How does the CPU do subtraction?
The whole reason we use 2's-complement is that addition is the same whether the numbers are positive or negative - there are no special cases to consider, like there are with 1's-complement or signed-magnitude representations.
So to find A-B, we can just negate B and add; that is, we find A + (-B), and because we're using 2's-complement, we don't worry if (-B) is positive or negative, because the addition-algorithm works the same either way.
Think in terms of two or three bits and then understand that these things scale up to 32 or 64 or howevermany bits.
First, lets start with decimal
99
+22
===
In order to do this we are going to have some "Carry the one's" going on.
11
99
+22
===
121
9 plus 2 is 1 carry the one, 1 plus 9 plus 2 is 2 carry the one...
The point being though to notice that to add two numbers I actually needed three rows, for at least some of it I might need to be able to add three numbers. Same thing with an adder in an alu, each column or bit lane, single bit adder, needs to be able to add two inputs plus a carry in bit, and the output is a one bit result and a one bit carry.
Since you used 5 and 2 lets do some 4 bit binary math
0101
+0010
=====
0111
We didnt need a carry on this one, but you can see the math worked, 5 + 2 = 7.
And if we want to add 5 and -2
11
0101
+1110
=====
0011
And the answer is 3 as expected, not really surprising but we had a carry out. And since this was an add with a minus number in twos complement it all worked, there was no if sign bit then, twos complement makes it so we dont care just feed the adder the two operands.
Now if you want to make a subtle difference, what if you want to subtract 2 from 5, you select the subtract instruction not add. Well we all learned that negating in twos complement means invert and add one. And we saw above that a two input adder really needs a third input for carry in so that it can be cascaded to however wide the adder needs to be. So instead of doing two add operations, invert and add 1 being the first add the real add all we have to do is invert and set the carry in:
Understand that there is no subtract logic, it adds the negative of whatever you feed it.
v this bit is normally zero, for a subtract we set this carry in bit
11 11
0101 five
+1101 ones complement of 2
=====
0011
And what do you know we get the same answer...It doesnt matter what the actual values are for either of the operands. if it is an add operation you put a zero on the carry in bit and feed it to the adder. If it is a subtract operation you invert the second operand and put a one on the carry in and feed it to the same adder. Whatever falls out falls out. If your logic has enough bits to hold the result then it all works, if you do not have enough room then you overflow.

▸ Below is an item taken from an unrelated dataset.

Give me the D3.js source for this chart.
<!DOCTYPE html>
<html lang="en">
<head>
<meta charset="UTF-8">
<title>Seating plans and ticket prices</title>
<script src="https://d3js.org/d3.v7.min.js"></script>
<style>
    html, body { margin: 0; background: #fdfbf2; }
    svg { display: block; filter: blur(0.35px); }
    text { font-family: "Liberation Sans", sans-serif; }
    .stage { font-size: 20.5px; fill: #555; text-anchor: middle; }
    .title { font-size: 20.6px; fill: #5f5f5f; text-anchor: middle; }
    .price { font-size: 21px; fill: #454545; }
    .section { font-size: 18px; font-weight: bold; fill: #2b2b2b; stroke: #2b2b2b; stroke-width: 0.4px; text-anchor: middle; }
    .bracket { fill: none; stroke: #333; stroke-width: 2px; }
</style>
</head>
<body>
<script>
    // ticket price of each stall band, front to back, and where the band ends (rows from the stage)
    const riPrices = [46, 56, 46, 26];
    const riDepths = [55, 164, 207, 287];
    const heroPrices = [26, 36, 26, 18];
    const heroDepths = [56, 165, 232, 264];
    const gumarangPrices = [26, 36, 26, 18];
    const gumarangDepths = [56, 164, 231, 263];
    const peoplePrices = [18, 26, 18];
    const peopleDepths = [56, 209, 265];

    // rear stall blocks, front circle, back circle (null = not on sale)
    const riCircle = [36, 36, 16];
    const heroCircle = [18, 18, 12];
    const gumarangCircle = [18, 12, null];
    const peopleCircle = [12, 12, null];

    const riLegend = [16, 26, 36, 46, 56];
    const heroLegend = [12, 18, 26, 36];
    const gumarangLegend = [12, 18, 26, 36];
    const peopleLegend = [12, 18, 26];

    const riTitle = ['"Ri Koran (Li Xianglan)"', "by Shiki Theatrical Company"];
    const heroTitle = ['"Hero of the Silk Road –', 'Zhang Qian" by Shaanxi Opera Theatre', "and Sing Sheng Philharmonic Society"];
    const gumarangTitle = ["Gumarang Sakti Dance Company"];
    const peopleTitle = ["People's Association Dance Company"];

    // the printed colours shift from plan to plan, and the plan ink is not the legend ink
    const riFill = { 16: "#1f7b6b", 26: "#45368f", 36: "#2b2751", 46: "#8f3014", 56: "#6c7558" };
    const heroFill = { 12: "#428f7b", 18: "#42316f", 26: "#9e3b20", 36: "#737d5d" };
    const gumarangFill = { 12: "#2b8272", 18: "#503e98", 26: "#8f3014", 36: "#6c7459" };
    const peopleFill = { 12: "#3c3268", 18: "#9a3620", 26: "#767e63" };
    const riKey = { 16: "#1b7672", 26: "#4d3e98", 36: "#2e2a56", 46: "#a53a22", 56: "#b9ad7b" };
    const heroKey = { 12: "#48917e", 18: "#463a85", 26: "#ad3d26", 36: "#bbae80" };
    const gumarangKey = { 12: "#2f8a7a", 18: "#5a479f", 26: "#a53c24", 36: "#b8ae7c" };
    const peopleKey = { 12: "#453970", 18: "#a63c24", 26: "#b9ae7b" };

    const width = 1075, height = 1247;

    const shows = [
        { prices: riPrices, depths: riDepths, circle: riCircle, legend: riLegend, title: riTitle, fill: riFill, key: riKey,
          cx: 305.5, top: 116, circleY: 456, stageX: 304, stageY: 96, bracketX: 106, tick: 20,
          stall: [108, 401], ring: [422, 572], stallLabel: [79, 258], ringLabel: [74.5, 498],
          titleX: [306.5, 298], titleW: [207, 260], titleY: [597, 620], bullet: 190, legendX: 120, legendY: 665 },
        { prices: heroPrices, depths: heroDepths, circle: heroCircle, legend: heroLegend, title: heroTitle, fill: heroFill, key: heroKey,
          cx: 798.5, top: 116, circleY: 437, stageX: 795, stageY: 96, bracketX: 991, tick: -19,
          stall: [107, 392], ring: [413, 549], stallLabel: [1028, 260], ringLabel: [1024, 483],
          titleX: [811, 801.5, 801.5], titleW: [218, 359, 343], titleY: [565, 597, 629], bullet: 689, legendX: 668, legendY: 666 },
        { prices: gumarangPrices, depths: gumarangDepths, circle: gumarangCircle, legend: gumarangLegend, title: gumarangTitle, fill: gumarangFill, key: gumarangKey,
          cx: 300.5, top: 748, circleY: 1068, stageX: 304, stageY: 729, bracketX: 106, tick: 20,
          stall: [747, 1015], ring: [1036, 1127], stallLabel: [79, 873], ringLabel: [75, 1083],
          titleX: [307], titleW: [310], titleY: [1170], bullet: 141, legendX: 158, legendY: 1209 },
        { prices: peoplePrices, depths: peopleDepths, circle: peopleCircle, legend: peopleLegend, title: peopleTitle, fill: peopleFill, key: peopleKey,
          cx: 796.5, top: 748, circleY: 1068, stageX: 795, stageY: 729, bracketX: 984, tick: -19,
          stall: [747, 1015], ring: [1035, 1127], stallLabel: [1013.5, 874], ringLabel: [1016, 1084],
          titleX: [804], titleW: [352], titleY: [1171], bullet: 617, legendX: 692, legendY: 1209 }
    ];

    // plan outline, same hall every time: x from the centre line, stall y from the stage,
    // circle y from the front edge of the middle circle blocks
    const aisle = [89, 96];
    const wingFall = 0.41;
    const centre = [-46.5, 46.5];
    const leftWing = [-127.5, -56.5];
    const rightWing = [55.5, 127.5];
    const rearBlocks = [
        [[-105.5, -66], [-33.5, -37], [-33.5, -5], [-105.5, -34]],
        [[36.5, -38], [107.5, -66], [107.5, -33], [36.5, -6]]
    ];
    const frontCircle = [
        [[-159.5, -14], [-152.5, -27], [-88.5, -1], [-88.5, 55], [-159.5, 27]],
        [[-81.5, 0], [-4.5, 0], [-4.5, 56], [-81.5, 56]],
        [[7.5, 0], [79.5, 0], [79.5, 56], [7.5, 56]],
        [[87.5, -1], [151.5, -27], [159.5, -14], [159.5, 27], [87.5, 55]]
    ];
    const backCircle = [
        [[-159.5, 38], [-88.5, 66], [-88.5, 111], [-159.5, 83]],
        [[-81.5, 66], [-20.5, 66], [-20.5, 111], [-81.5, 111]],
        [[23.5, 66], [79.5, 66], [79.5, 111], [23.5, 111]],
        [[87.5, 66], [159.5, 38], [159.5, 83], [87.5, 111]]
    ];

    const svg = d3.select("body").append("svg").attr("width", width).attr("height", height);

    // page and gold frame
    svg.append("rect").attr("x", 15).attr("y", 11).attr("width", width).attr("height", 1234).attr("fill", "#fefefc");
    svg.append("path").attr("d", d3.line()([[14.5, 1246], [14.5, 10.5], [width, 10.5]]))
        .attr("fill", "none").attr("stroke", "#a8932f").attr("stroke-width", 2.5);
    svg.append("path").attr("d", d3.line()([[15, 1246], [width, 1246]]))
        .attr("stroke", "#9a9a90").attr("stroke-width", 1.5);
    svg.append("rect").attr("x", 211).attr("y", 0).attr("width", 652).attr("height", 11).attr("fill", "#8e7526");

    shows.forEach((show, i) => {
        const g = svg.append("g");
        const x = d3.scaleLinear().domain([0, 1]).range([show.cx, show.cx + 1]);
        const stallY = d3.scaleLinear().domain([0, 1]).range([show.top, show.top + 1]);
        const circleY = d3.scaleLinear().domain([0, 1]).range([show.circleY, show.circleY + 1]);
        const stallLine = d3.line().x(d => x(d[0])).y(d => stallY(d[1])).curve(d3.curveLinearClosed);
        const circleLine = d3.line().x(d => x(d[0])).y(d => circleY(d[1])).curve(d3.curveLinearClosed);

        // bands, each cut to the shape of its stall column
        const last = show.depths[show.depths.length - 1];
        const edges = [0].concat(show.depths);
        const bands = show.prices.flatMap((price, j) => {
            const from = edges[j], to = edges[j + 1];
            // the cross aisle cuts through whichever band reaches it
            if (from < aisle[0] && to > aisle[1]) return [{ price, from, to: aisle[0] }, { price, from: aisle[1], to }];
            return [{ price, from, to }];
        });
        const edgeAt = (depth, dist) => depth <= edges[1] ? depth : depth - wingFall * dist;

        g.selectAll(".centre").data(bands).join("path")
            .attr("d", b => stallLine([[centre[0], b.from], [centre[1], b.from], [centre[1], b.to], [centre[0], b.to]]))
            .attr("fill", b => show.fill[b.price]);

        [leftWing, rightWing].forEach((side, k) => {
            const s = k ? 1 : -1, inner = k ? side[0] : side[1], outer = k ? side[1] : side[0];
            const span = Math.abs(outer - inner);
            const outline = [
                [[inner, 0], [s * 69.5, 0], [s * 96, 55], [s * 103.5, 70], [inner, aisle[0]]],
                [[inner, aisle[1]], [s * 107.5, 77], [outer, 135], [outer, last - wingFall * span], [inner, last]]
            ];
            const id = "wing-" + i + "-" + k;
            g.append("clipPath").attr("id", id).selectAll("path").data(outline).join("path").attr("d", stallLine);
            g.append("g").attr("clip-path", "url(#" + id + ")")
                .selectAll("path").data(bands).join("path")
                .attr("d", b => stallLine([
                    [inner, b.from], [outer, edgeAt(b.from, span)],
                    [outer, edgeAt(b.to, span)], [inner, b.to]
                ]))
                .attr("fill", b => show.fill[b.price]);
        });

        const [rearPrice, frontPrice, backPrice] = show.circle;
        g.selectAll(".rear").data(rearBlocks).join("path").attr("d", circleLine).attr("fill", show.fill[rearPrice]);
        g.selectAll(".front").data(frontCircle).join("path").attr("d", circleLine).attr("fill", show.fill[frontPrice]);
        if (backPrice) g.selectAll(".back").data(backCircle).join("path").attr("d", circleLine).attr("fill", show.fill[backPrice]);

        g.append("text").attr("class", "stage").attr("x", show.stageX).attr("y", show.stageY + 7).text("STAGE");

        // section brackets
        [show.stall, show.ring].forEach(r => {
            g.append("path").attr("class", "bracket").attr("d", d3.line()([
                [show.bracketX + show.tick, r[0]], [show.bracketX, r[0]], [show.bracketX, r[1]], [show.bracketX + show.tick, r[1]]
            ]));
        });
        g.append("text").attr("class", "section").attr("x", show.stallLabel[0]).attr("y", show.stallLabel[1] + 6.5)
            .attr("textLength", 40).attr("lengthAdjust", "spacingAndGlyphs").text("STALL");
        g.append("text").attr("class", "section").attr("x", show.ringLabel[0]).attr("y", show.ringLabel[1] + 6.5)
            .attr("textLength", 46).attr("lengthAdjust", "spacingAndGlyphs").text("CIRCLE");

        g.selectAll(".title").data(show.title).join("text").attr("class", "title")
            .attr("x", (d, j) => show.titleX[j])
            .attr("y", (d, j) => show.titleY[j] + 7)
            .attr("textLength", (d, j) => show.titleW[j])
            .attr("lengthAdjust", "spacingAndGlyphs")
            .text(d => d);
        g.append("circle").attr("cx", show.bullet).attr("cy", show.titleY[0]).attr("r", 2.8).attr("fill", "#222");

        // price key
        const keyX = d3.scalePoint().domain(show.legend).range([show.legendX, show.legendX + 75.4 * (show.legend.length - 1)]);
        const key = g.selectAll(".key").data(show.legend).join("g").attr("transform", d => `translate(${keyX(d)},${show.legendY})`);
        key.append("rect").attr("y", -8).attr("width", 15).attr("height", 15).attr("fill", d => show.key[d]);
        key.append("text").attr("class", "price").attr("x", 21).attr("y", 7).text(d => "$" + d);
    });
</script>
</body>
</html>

There are two kinds of overflow, unsigned, and signed. Unsigned is simple it is the carry bit. Signed overflow has to do with comparing the carry in bit on the msbit column with the carry out bit for that column. For our math above you see that the carry and carry out of that msbit column is the same, both are a one. And we happen to know by inspection that a 4 bit system has enough room to properly represent the numbers +5, -2, and +3. A 4 bit system can represent the numbers +7 down to -8. So if you were to add 5 and 5 or -6 and -3 you would get a signed overflow.
01 1
0101
+0101
=====
1010
Understand that the SAME addition logic is used for signed and unsigned math, it is up to your code not the logic to virtually define if those bits were considered twos complement signed or unsigned.

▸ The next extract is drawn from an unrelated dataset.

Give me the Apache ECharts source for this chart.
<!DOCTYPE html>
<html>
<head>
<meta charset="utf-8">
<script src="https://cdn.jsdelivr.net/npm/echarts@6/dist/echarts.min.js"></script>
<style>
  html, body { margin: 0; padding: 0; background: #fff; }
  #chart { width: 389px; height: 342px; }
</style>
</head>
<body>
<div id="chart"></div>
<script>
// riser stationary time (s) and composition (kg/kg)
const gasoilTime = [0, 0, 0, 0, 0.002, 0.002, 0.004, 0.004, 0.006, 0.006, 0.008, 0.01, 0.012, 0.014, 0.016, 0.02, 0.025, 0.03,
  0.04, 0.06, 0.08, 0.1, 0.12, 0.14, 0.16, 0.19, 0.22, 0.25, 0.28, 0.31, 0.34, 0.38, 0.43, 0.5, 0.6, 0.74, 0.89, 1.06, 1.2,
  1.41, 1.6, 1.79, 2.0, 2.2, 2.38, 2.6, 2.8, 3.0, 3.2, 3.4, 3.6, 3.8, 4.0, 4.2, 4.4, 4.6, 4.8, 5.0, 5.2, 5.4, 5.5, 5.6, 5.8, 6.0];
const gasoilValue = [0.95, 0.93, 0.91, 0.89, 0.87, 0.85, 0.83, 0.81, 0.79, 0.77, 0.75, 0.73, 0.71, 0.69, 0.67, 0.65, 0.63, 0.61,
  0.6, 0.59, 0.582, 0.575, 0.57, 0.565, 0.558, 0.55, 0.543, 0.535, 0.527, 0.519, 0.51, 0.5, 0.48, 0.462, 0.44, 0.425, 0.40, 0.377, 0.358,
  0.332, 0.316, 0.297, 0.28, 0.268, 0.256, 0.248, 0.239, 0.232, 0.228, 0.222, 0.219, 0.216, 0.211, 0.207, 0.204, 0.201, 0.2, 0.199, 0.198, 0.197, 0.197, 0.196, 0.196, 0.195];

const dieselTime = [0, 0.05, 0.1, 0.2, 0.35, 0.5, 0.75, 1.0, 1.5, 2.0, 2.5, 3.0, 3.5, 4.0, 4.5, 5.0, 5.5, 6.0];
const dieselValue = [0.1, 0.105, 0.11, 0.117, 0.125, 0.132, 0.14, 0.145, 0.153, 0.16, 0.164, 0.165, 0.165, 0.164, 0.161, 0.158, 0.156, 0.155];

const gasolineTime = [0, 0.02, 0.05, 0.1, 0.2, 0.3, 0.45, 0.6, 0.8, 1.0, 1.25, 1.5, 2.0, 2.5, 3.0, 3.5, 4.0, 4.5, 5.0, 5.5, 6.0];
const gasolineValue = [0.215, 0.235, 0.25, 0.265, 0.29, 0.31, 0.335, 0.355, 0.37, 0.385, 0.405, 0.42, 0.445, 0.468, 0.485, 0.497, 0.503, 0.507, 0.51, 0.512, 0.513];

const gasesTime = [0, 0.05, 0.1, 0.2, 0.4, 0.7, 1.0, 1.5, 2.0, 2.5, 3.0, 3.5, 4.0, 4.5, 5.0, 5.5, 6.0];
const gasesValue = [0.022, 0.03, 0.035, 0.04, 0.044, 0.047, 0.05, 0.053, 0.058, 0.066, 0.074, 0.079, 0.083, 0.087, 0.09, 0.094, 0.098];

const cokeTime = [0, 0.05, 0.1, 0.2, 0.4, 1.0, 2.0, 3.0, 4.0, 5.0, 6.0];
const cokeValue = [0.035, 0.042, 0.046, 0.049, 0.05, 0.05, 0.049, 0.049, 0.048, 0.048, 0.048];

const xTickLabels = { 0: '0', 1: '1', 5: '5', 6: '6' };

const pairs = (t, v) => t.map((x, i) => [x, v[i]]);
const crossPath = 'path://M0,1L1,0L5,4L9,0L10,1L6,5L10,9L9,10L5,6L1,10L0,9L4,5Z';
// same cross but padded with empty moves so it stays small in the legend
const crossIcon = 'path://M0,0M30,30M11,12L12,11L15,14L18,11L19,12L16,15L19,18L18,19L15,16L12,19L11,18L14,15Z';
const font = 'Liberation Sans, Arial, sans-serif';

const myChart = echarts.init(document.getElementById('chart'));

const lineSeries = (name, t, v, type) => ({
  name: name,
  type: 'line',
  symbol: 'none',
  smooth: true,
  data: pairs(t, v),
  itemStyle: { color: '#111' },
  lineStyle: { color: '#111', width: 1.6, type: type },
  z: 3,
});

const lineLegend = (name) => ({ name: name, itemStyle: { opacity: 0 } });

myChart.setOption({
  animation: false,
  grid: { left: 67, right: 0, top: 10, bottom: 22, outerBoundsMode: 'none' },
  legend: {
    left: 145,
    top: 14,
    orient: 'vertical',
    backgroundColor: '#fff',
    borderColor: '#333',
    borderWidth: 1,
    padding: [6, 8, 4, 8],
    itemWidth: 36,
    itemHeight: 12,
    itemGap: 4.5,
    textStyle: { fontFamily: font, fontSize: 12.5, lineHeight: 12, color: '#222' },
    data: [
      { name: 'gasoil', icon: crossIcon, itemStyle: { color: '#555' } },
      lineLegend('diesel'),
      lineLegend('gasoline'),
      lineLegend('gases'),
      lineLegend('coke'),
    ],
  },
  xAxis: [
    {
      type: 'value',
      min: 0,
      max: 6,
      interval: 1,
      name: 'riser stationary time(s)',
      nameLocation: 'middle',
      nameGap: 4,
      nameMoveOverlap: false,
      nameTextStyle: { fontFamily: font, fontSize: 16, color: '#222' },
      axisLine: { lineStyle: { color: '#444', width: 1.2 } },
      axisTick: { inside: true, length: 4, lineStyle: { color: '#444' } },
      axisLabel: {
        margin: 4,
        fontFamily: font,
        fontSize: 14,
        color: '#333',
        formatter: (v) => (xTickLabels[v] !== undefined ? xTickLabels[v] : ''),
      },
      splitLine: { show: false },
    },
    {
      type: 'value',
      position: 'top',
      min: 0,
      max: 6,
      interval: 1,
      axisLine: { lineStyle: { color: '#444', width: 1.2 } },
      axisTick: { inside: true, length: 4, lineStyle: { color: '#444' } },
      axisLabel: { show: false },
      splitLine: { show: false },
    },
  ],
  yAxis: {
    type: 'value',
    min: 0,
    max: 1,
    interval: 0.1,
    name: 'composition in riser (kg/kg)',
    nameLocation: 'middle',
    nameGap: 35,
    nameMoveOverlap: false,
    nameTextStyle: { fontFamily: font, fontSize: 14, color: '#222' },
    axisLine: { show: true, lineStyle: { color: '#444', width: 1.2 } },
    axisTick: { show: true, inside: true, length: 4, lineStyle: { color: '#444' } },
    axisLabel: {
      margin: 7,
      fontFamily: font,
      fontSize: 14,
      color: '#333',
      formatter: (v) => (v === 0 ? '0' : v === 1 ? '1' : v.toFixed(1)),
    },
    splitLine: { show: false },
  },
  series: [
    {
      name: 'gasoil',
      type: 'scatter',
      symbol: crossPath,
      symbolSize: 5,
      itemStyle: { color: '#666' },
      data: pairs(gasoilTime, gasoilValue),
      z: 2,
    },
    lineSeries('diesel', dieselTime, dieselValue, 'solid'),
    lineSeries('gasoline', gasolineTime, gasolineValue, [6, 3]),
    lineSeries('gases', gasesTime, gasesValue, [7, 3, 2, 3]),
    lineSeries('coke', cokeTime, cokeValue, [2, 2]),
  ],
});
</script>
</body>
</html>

With the 5 + 5 case above you see that the carry in on the msbit column is a 1, but the carry out is a 0 that means the V flag, the signed overflow flag, will be set by the logic. At the same time the carry out of that bit which is the C flag the carry flag, will not be set. When thinking unsigned 4 bits can hold the numbers 0 to 15 so 5 + 5 = 10 does not overflow. But when thinking signed 4 bits can hold +7 to -8 and 5 + 5 = 10 is a signed overflow so the V flag is set.

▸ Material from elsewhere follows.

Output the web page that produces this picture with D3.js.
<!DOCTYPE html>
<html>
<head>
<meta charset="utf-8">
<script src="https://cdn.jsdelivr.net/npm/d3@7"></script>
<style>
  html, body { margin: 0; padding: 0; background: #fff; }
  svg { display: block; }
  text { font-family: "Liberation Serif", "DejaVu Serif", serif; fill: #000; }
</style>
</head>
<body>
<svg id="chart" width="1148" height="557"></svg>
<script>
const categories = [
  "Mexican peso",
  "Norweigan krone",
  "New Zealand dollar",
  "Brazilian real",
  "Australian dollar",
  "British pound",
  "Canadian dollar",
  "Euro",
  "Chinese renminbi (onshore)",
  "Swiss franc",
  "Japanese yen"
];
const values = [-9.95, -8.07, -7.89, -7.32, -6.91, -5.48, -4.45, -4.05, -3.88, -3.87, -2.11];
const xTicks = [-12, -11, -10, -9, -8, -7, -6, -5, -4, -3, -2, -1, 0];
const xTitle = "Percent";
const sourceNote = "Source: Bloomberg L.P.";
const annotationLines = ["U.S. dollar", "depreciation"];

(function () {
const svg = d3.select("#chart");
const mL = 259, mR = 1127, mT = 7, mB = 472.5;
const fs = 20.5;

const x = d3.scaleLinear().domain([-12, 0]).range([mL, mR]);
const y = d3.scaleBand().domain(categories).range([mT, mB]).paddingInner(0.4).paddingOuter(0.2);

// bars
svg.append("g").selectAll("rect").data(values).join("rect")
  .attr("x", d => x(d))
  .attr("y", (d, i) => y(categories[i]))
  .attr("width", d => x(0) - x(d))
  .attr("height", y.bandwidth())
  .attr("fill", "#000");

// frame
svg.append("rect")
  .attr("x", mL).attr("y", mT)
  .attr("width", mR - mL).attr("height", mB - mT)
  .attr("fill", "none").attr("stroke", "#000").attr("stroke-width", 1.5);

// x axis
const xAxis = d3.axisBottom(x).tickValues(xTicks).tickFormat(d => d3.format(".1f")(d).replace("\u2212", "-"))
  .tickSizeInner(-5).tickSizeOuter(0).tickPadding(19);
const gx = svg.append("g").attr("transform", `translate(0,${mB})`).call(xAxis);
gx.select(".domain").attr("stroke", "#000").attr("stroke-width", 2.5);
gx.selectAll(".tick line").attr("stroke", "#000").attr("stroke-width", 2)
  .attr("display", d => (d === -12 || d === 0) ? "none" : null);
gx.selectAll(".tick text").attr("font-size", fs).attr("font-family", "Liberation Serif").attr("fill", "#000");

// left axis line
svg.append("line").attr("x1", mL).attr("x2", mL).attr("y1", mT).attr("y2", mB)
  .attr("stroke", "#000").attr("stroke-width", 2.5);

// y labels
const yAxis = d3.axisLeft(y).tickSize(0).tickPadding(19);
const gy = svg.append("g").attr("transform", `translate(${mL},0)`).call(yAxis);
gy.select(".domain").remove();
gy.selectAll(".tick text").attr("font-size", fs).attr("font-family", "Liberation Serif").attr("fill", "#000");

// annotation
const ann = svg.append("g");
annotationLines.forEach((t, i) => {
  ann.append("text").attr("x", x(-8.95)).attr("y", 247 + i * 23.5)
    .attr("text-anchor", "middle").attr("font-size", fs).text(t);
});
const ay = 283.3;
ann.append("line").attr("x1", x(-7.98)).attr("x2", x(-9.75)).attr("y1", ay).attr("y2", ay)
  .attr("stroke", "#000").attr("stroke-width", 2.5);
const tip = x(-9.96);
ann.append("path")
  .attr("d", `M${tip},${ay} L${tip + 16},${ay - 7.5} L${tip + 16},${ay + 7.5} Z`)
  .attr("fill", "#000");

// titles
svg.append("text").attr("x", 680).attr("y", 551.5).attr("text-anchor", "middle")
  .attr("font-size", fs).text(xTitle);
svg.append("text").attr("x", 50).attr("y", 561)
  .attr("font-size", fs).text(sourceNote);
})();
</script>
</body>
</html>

if/when you have an add with carry instruction they take the SAME adder circuit and instead of feeding the carry in a zero it is fed the carry flag. Likewise a subtract with borrow, instead of feeding the carry in a 1 the carry in is either a 1 or 0 based on the state of the carry flag in the status register.
Multiplication is whole other story, binary makes multiplication much easier than when done with decimal math, but you DO have to have different unsigned and signed multiplication instructions. And division is its own separate beast, which is why most instruction sets do not have a divide. Many do not have a multiply because of the number of gates or clocks it burns.
You are a bit wrong in the sign bit part. It's not just a sign bit - every negative number is converted to 2's complement. If you write:
B = -2
The compiler when compiling it to binary will make it:
1111 1111 1111 1111 1111 1111 1111 1110
Now when it wants to add 5, the ALU gets 2 numbers and adds them, a simple addition.
When the ALU gets a command to subtract it is given 2 numbers - it makes a NOT to every bit of the second number and makes a simple addition and adds 1 more (because 2's complement is NOT to every bit +1).
The basic thing here to remember is that 2's complement was selected for exactly the purpose of not having to make 2 separate procedures for 2+3 and for 2+(-3).